NUS-WIDE
People at National University of Singapore did a great job creating the NUS-WIDE dataset. This dataset contains ~250.000 images scraped from Flickr. The images are tagged and sorted in categories describing their content. They are also providing some feature data as histograms and SIFT descriptors. It's like researchers dream.Well kinda. I have worked with this dataset in the past, and there are some issues I have found. First of all, the dataset is provided as a set of image links. Which makes sense, given the amount of images. The problem is, that because the dataset was created in 2009, some images are gone. That alone isn't a big issue, even though it means some further processing is needed. The main issue is, that Flickr doesn't respond with 404 File Not Found. Flickr responds with following image:
I'm not really networking savvy so there might be some ways to detect the redirect and act accordingly, but I didn't know them. In the end a fraction of images I have scraped from Flickr was this particular image.
If you have few hundreds of images you can remove those manually, if you have several thousands, not really. Of course there are some ways (CRC checking, image hashing, ...) but that means extra work, and it's a waste of time, that could be spend differently.
Imgur
Another idea I had was to write custom Imgur scraper. The URL of Imgur image consists of random string 4 to 6 chars long. So my first try was generating random URLs and hoping for the best.Well it turns out, that Imgur's adress space is only about 30-40% full. That means that only 30-40% of randomly generated strings are actually images. To put it in perspective, for 20,000 images you need to generate 50,000 - 65,000 random strings in the best case. "That's easy!" you say, and you are right, the problem is not generating the URLs. The main issue is downloading the images.
The PC my code is running on, has public IP. This means, that if Imgur decides that I'm scraping too much data, they can easily block me. Yeah I might be a bit paranoid, but better save than sorry. Fast forward few days, I have noticed that on Imgur gallery page, there is a Random image link. This means, I don't have to care about generating the URLs. Imgur will do the hard work. So getting the images was as easy as write simple HTML parser, and follow the Random link. To overcome the problem with public IP I've decided to use public proxy service.
First I found a webpage with list of free proxies, then I've parsed the proxy IP's and use them for connecting to Imgur. It turned out, that not all proxies are that good. Some proxies didn't event work. So I've implemented simple selection algoritmh, working in similar manner as OS process scheduler. The better the proxy performed the higher priority it had, decaying the priority every few cycles.

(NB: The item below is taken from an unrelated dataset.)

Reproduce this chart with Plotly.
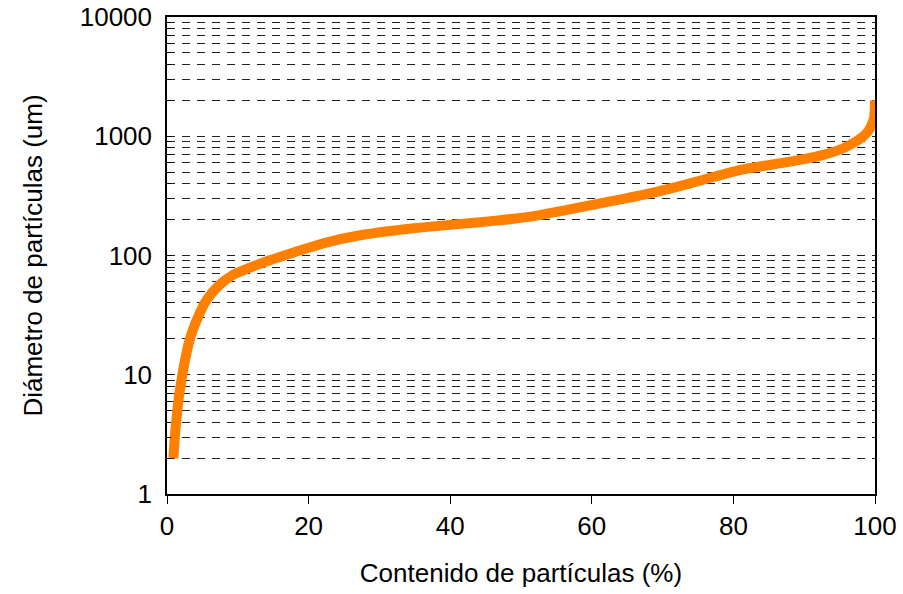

Well this certainly worked. It worked really well, to be honest. The problem is, it was slow. Mean time for getting one image was around 7 seconds, in roughly 20% of cases the time was worse than 20s. Quick calculation shown that it would take few days to get decent number of images. Not really appealing option.
MIR FLICKR
In the end I have found MIR FLICKR dataset. This was really lucky shot. The researches at Leiden university obtained impressive dataset of 1 milion images from Flickr. And unlike the NUS WIDE they are providing the actual images for download.There are two options for download. The older, smaller dataset with 25,000 images and the newer one with 1 milion images. I have decided to use the smaller one, mostly because I don't have so much time and processing time at hand to crunch through the 1M images in reasonable time.